Aus der Rumpelkammer eines Rathhauses
[612] Aus der Rumpelkammer eines Rathhauses. Daß selbst eine „Rumpelkammer“, zumal wenn sie die eines Rathhauses ist, zuweilen ganz beachtenswerthe Schätze enthalten kann, davon erzählt Professor Mohr in seinem trefflichen jüngst erschienenen Buche „Köln in seiner Glanzzeit“ (Köln, Ahn) ein interessantes Beispiel. Während der inneren baulichen Veränderungen im Kölner Rathhause, im Jahre 1859, war der damalige Archivar Dr. Ennen mit Aufräumen in der sogenannten Mittwochsrentkammer beschäftigt. Er ließ sich weder den Staub noch die Mühe verdrießen, Berge vergilbter Akten zu durchstöbern und mit kundigem Blicke zu prüfen, was ihm in die Hände kam. Aber nicht in den Akten, sondern unter denselben machte er zunächst eine interessante Entdeckung: es fand sich dort ein Richtschwert, eine ungewöhnlich schön gearbeitete Waffe aus dem 14. Jahrhundert. Da dasselbe seiner Zeit entblößt geführt wurde, so diente ein wenig ansehnliches Futteral, innen von dünnem Holze, von außen mit grauer Leinewand überzogen, als Scheide. Die Klinge, welche noch die Spuren des letzten Strafgerichtes trug, war von tadelloser Vollendung. Der schlanke, kreuzweise umwundene Griff hatte oben, entsprechend der Zeit, statt des Knaufes eine Medaille, zu beiden Seiten aber in vergoldetem Silber und in Email das Wappen der Stadt, die Kronen der heiligen drei Könige.

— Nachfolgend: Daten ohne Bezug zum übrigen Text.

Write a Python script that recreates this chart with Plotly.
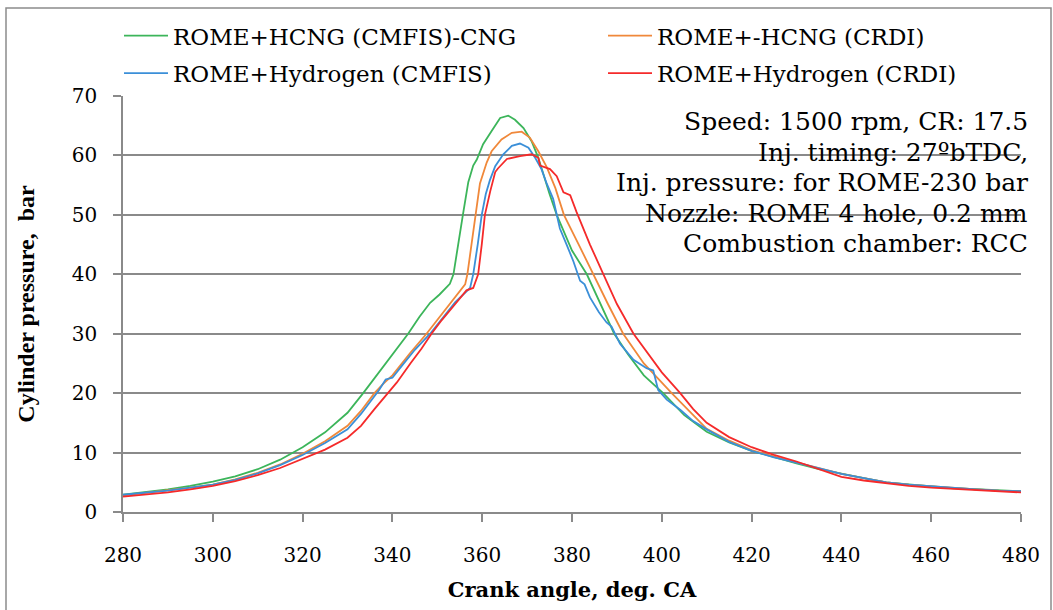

Dieser außergewöhnliche Fund ermunterte Ennen und den inzwischen hinzugezogenen Prof. Mohr zu weiteren Nachforschungen, und namentlich war es eine große schwere Kiste, welche sie anzog, trotzdem dieselbe dem Anscheine nach kaum mit anderem, als werthlosen Lappen angefüllt war. Da sie keinen Deckel hatte, so erschwerte der Staub von Jahrhunderten das Suchen außerordentlich. Das erste, was sich unter dem Wuste zeigte, war eine auf Leinwand gemalte unbedeutende Kirmeßfahne aus dem vorigen Jahrhundert. Doktor Ennen scherzte nicht wenig über das bescheidene Resultat und über das bestaubte Aussehen dieses Fundes. Dann aber folgte schon eine zweite, bessere Fahne auf Leinwand, mit einem wohlstilisirten Doppeladler aus dem 17. Jahrhundert, und endlich nach fortgesetztem Wühlen zeigte sich ein Fund, der selbst kühnere Erwartungen noch übertraf. Es war das ein Stück rother Seide mit einem Bruchstück der Kölner Wappenkronen des Dreikönigenbanners und zwar nicht nur in ansehnlicher Größe, sondern auch ausnehmend schön und auf goldenem Grunde gezeichnet, nach der Stilart des Kronenlaubwerks etwa der letzten Hälfte des 14. Jahrhunderts angehörig. Von dieser Fundstelle an war der ganze übrige Raum der mächtigen Kiste mit solchen, manchmal nur fingerlangen Theilen von verschiedenen Fahnen und aus verschiedenen Zeiten angefüllt. Namentlich aber zeigten sich noch so zahlreiche Stücke des Dreikönigenbanners, daß, in pietätvoller Würdigung eines solchen Schatzes, Prof. Mohr seitens der städtischen Behörde mit der Wiederherstellung dieser für die Geschichte der Stadt höchst wichtigen Fundstücke betraut werden konnte. – th.